/---
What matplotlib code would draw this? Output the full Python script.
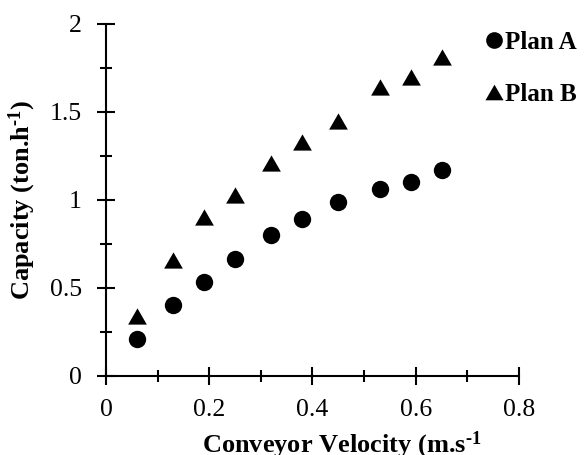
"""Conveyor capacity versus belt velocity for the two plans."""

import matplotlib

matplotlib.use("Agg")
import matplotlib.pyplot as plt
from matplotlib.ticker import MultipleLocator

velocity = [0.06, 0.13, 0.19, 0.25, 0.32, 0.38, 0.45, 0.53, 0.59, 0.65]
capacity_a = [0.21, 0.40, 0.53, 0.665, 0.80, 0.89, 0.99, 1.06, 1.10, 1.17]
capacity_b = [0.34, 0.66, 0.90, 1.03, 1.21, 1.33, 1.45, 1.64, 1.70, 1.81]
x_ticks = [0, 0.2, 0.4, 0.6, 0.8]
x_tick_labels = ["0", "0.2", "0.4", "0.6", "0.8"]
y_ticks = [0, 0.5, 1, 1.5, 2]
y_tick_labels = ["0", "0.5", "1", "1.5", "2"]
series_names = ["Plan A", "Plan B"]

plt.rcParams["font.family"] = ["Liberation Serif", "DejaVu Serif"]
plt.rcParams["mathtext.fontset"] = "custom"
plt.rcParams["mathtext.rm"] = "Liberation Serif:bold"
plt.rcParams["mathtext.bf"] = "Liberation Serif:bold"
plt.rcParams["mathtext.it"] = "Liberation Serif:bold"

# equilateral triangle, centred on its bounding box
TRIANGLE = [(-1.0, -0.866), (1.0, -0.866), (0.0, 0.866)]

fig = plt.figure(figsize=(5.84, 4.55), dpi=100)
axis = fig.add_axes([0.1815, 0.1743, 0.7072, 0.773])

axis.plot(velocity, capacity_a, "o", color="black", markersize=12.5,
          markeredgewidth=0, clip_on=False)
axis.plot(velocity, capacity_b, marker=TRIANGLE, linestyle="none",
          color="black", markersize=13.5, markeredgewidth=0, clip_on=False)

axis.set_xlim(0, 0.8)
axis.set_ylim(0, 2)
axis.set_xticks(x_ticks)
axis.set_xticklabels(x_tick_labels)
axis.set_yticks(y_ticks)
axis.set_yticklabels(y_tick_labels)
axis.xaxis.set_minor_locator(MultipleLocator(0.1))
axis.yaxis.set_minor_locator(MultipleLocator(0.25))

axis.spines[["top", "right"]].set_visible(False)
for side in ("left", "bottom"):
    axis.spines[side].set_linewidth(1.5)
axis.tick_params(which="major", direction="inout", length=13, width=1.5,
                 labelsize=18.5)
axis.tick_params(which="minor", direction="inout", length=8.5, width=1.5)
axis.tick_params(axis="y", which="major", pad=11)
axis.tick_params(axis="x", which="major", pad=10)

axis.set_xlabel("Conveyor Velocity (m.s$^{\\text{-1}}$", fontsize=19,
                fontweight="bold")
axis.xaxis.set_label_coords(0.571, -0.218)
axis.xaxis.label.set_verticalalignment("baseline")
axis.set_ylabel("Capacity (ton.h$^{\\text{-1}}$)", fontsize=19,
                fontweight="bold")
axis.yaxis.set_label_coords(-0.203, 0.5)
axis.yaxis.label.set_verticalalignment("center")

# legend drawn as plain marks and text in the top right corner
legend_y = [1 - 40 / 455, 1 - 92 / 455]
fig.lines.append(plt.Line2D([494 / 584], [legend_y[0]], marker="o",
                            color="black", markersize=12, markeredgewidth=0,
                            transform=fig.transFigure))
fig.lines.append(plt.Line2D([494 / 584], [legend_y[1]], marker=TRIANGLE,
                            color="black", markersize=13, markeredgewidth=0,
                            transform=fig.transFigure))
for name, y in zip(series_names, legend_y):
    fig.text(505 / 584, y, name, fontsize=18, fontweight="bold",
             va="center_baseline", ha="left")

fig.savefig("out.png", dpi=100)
\---
/---
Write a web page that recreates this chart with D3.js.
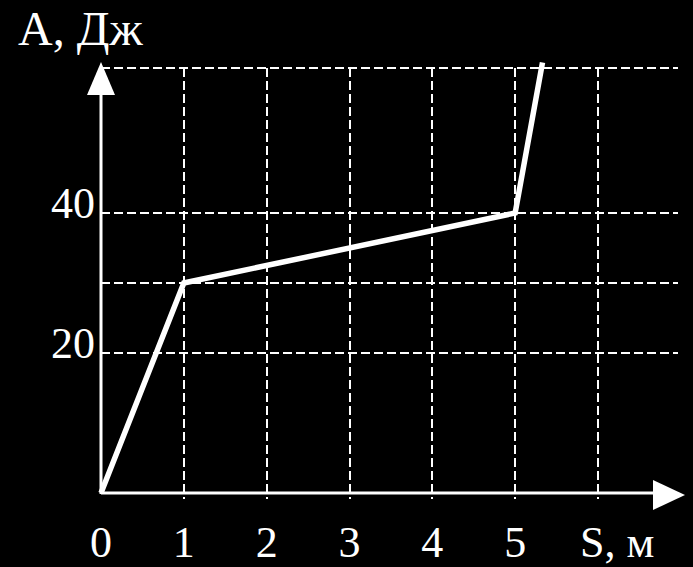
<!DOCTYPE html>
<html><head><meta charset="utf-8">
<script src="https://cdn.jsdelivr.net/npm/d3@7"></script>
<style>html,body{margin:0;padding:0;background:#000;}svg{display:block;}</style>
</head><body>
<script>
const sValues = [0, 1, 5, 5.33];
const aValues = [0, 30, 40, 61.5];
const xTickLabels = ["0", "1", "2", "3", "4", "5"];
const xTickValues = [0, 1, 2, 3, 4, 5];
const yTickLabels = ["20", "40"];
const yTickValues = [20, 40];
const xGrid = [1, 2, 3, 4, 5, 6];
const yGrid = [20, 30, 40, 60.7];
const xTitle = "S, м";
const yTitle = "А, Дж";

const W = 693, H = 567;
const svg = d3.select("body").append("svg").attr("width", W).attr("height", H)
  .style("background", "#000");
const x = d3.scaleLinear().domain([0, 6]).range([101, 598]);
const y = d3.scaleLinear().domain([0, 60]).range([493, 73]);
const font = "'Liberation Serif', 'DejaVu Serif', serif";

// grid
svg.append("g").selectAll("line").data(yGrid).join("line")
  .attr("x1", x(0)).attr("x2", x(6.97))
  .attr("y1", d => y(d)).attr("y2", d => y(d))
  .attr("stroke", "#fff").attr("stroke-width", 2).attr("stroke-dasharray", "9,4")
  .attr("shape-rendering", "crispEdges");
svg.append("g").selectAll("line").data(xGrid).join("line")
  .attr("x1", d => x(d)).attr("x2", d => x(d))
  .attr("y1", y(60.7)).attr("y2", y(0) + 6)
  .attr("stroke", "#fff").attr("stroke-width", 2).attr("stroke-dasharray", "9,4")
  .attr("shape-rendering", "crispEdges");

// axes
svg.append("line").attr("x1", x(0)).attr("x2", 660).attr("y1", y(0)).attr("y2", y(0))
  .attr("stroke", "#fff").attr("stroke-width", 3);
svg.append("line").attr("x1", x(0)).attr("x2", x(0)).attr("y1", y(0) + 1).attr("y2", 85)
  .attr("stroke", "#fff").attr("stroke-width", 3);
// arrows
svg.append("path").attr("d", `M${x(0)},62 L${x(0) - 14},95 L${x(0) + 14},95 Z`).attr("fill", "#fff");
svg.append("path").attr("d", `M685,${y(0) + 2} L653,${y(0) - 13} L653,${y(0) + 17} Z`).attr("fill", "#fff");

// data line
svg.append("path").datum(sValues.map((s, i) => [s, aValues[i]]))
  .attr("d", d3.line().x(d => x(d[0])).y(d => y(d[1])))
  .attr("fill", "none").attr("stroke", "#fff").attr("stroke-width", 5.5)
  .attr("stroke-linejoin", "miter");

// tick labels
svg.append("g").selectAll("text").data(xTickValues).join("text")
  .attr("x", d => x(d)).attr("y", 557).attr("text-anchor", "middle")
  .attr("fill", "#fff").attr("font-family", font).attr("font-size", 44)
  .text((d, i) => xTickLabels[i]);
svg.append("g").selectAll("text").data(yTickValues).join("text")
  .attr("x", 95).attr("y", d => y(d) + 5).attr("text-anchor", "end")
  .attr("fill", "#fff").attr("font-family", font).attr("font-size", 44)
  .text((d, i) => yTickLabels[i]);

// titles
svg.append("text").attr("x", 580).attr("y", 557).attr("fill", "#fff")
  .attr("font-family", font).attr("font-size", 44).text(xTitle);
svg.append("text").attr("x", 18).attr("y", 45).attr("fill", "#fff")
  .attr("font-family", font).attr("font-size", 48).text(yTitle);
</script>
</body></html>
\---
Of the lines above, copy only those from the one holding "What matplotlib code" to the one holding "from matplotlib.ticker import MultipleLocator", both included, and exclude every image.

What matplotlib code would draw this? Output the full Python script.
"""Conveyor capacity versus belt velocity for the two plans."""

import matplotlib

matplotlib.use("Agg")
import matplotlib.pyplot as plt
from matplotlib.ticker import MultipleLocator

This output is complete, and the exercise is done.